Lindsey Graham couldn’t agree more.

(MWC News) — In the language of law, Qur’an burning would be an expressive conduct. The First Amendment is generous in protecting oral and written word. It is less so with respect to expressive conduct. The First Amendment shelters expressive conduct if it does not threaten to disturb the peace. The United States Supreme Court declined to outlaw the burning of an American flag because, “no disturbance of the peace actually occurred or threatened to occur.

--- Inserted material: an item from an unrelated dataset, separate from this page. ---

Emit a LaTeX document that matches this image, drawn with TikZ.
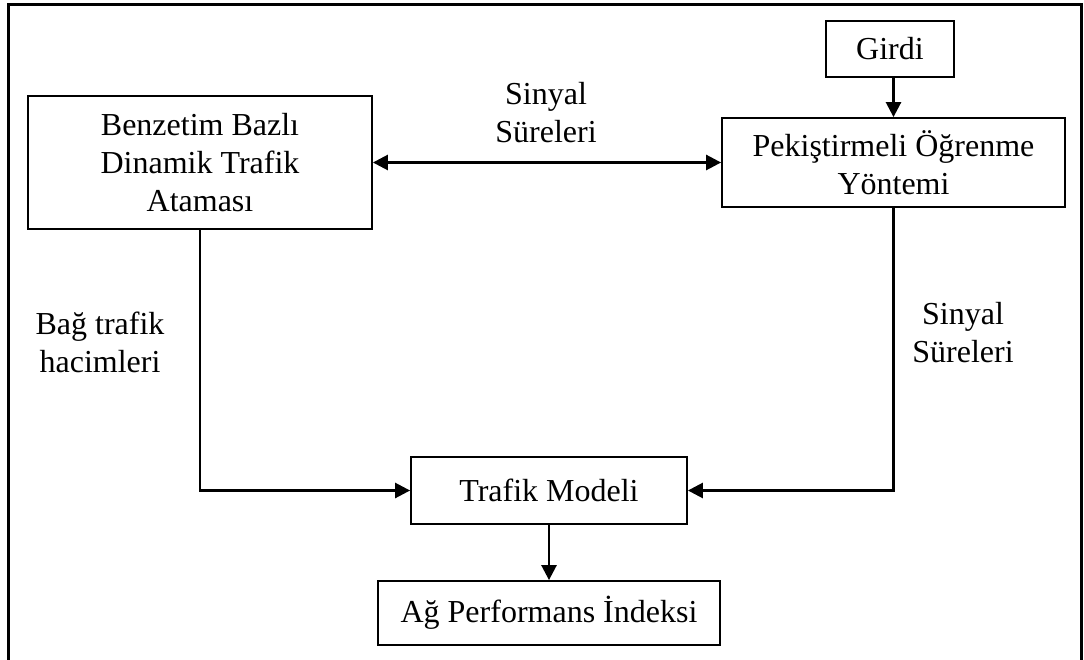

“The flag precedent does not apply because Qur’an burning is an expressive conduct that incites actual violence. So far Qur’an burning has produced instantaneous violence outside the United States. Given the presence of a growing population of American Muslims, Qur’an burning threatens domestic peace. Media and blog invectives may have forced Justice Stephen Breyer to retract his otherwise sound intuition that the First Amendment would not protect Qur’an burning.

Invoking their constitutional right, American Muslims should petition the United States Congress for a redress of grievances. They must demand constitutionally sound legislation that outlaws desecrations of the Qur’an. For Congress, such legislation will demonstrate to American Muslims that the United States is prepared to break away from the medieval custom of assaulting the dignity of the Qur’an. It will also send a powerful message to Iraq, Afghanistan, Pakistan, Libya, and the entire Muslim world, that the U.S. is neither Islamophobic, nor anti-Islamic, a move that can undermine terrorist threats to homeland security.

To their credit, Western European nations have adopted anti-hate statutes, which would proscribe burning of the Qur’an. A few days ago, the British government arrested a Welsh politician who allegedly burned a copy of the Qur’an. The British government has also banned Pastor Jones from entering the United Kingdom.